Many suburbs are very urban and dense, we speak more nad more of greater Paris city that include the inner city with the inner suburbs.



Sure Paris has large minorities, Paris has like any big city quite many nasty districts but saying that Paris is a slum is really exagerating.
The picture that you posted show Barbes, a working class commercial district.
I admit that you can find worse districts than Barbes but it is no way the average of Paris

As a non white french, I don't think that your comment about a genocide was correct and appropriate.



Believe me, Paris in 1930's has plenty of southern and eastern european immigrants.
At this time, Paris was maybe the most cosmopolitan place in the world with american, japanese and other people from all around the globe.
We all know Josephine Beker, Hemingway...
It was also full of slum, housing condition were very bad.

Paris in 1950's was surrounded by shanty towns, mostly populated by immigrant from southern europe, northern africa and rural France.

Multicultural Paris is nothing...
Sure Paris of today is far more diverse than it was in 1930's or 1950's.


Barbes is far cleaner than it was 70 or 50 years ago.


Some other pics of Paris (yah I know I never show monuments )

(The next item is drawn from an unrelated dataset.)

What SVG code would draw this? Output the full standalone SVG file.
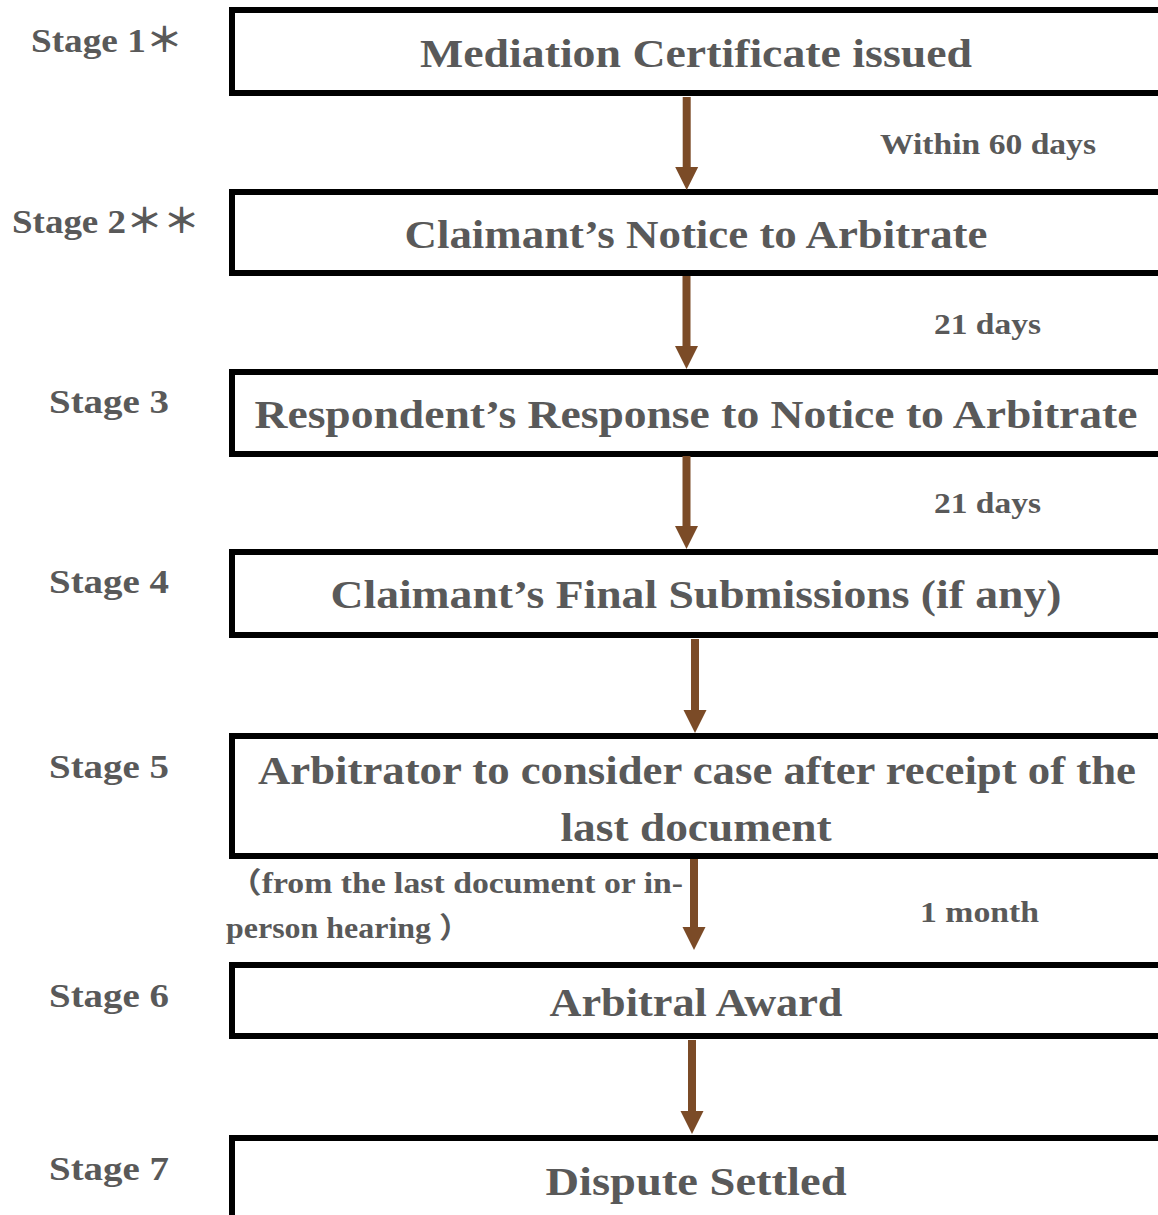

YouTube - Islamic, Muslim Demographics (ABSOLUTELY SHOCKING).
 
Old 06-06-2009, 05:50 PM
 
246 posts, read 759,021 times
Reputation: 157
Not only does it have strong ties, it's SF and SJ are only 40 miles apart, with a continuous urban area between them.

Quote:
Originally Posted by grapico View Post
OK no worries, I was getting SF/Oak information the first hand. Even though I personally would never want to make that SJ/SF commute, I know it has very strong ties to SF and the region.
 
Old 06-07-2009, 10:45 AM
 
938 posts, read 4,093,978 times
Reputation: 783
Quote:
Originally Posted by K.O.N.Y View Post
Im still not seeing the leaps and bounds. Those pics make paris look like an average city. With no buildings over 20 feet
That doesn't mean anything. Berlin, Paris, Buenos Aires, Montreal, etc lack the huge skyscraper districts found in many American cities, but on the contrary, how many of those cities rival their city/streetscapes, urban cohesion, nightlife, walking and transit culture, cafe culture, etc. I don't know about you, but I'd rather have a human-scaled Berlin than a sprawly, traffic-marred Atlanta.

I mean, look at Portland. Portland blows many cities larger than it out of the water when it comes to urbanism, night life, livability, etc. Skyscrapers, many of them which are monolithic structures devoid of life after 5pm, don't dictate what is or isn't a city.
 
Old 06-07-2009, 12:22 PM
 
Location: Atlanta
7,731 posts, read 14,364,203 times
Reputation: 2774
Quote:
Originally Posted by King0fthehill View Post
That doesn't mean anything. Berlin, Paris, Buenos Aires, Montreal, etc lack the huge skyscraper districts found in many American cities, but on the contrary, how many of those cities rival their city/streetscapes, urban cohesion, nightlife, walking and transit culture, cafe culture, etc. I don't know about you, but I'd rather have a human-scaled Berlin than a sprawly, traffic-marred Atlanta.

I mean, look at Portland. Portland blows many cities larger than it out of the water when it comes to urbanism, night life, livability, etc. Skyscrapers, many of them which are monolithic structures devoid of life after 5pm, don't dictate what is or isn't a city.
Oh, but Paris DOES have a huge skyscraper district in La Defense.

And, perhaps you should visit Atlanta before you mindlessly repeat what others here say. You may be surprised.
 
Old 06-07-2009, 03:14 PM
 
938 posts, read 4,093,978 times
Reputation: 783
I never said it didn't. They have that, but its not in the city limits proper, and its contained to one area. All of those cities have them, but they are supplanted by vibrant, human-scaled neighborhoods that are teeming and buzzing with activity and traffic.

And, uh..I have indeed been to Atlanta. I don't know about everything other said, but there is definitely some truth to some of it; the traffic and sprawl are both hellish and nightmarish. Nothing sheepish about that statement.